Fire safety in food processing facilities
Fire safety is critical in manufacturing. This is particularly true in the food processing industry. As food is being processed and packaged, there are ample opportunities for fires to break out. In order to minimise a loss of property, inventory and life, basic safety measures should be enacted. A comprehensive fire safety response should include risk assessments, preventative measures, educational components and clean-up procedures.
Establish your risk assessment
The first step toward ensuring fire safety at your food processing facility is to acknowledge the risks. You need to accurately assess the risks posed by your facility and its processes in order to draft an appropriate fire safety response.
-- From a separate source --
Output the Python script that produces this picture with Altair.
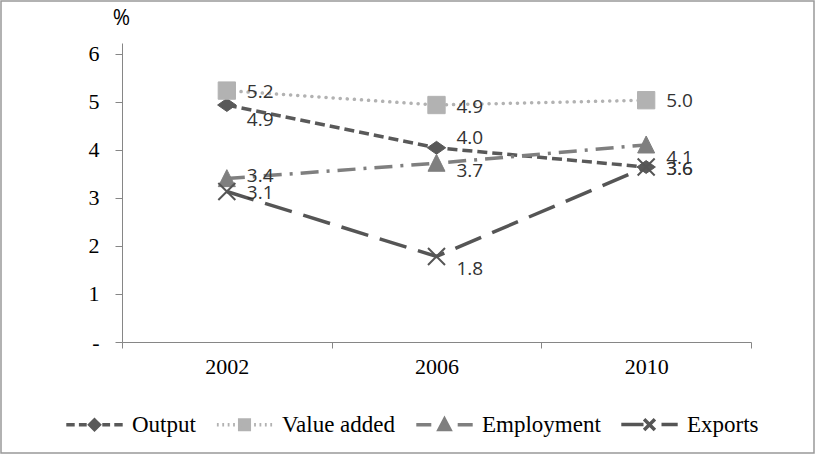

Your facility is likely to have a lot of production equipment with various electrical enclosures. This specialised equipment is essential to manufacturing food. However, it is also susceptible to overheating and other fire risks.
Another area of risk is storage. Manufacturing facilities will have ample storage as a practical measure. Food items and packaging, in particular, can be especially flammable. Whenever there are large stocks of flammable materials, the risk of a fire is very real. Moreover, your facility may have numerous enclosed spaces, and the exits may be difficult to access from all points. This can become very dangerous for employees during an actual fire, and the ability of all staff to evacuate is an important element of your assessment.
A good risk assessment should be completed by a trained professional. A fire safety professional will be able to identify risk elements you cannot, and their outside perspective can identify issues you may have overlooked. The stakes are so high with fires that it is worth your time and money to learn where your weaknesses lie.
Taking preventative measures
After establishing your risks, you should take preventative steps to protect your food processing facility from fire. Start by establishing a system of responsibility. There needs to be accountability within your facility in order to ensure active participation in fire safety programs. This can also help streamline the implementation of other fire safety measures.
Take time to review your fire protection systems and ensure they are meeting compliance. Also make sure they are being routinely serviced and repaired. Consider the best fire safety options for your facility including water deluge systems, gas systems and portable fire extinguishers and hose reels. You should also be sure your fire extinguishers are readily accessible across the worksite. Your choice will relate to the materials on-site, the area covered and the amount of staff. Check local regulations to see what solutions are required.
Another key safety measure is signage. Make sure the signs are updated and accurate at your facility. These signs should clearly mark high-risk areas, travel paths and fire equipment. There should be obvious signage and exit lighting directing personnel to the exits. Be sure that all exit lights are connected to emergency power so they remain illuminated in case of electrical loss.
Also, include information outside the facility about any hazardous chemicals. The emergency response will vary depending on the potential hazards. You can check with local and federal regulations to see what hazardous materials need to be marked on your exterior signage.
Other measures to take preventatively include clearing your exits, proper storage, updated fire notification devices and more. Many such measures need to be regularly checked and maintained.
Working with educational programs
As you prepare for fire safety, remember that it is a group effort. When a fire breaks out, everyone in the facility needs to be prepared. Therefore, focusing on education is vital.
Start by actively reviewing your emergency response procedures. General response training should occur regularly in order to make sure that all employees know what to do in case of a fire. In particular, fire evacuation procedures need to be thoroughly addressed. First response fire equipment training and evacuation practices can greatly improve safety. If employees know how to use the available fire protection equipment, small fires may be contained and staff may be evacuated more effectively.
The emergency management plan should be documented and reviewed regularly. It should include shutdown procedures, fire response efforts, exit procedures and routes.
Cleaning and sanitising procedures
Even with good prevention and education, it is still possible for a fire to occur at your food processing facility. Therefore, also take time to prepare and document your cleaning and sanitising procedure.
In many cases, food onsite should be thrown out. Fire, smoke and heat can affect the integrity of the food. Most food items in the facility will not be salvageable. Additionally, any system that handles food needs to be clean and checked. This includes microwaves, refrigerators and more. These devices must be in prime working condition before they are put to use once more.
The entire facility must also be cleaned and sanitised after any fire. All surfaces and food utensils should be sanitised before opening again. Any items that are cracked or damaged must be thrown out. Any food-related items made from wood, plastic or rubber should be disposed of because they cannot be sanitised properly.
Following these fire safety measures will ensure the food processing facility will be safer in case of a fire emergency.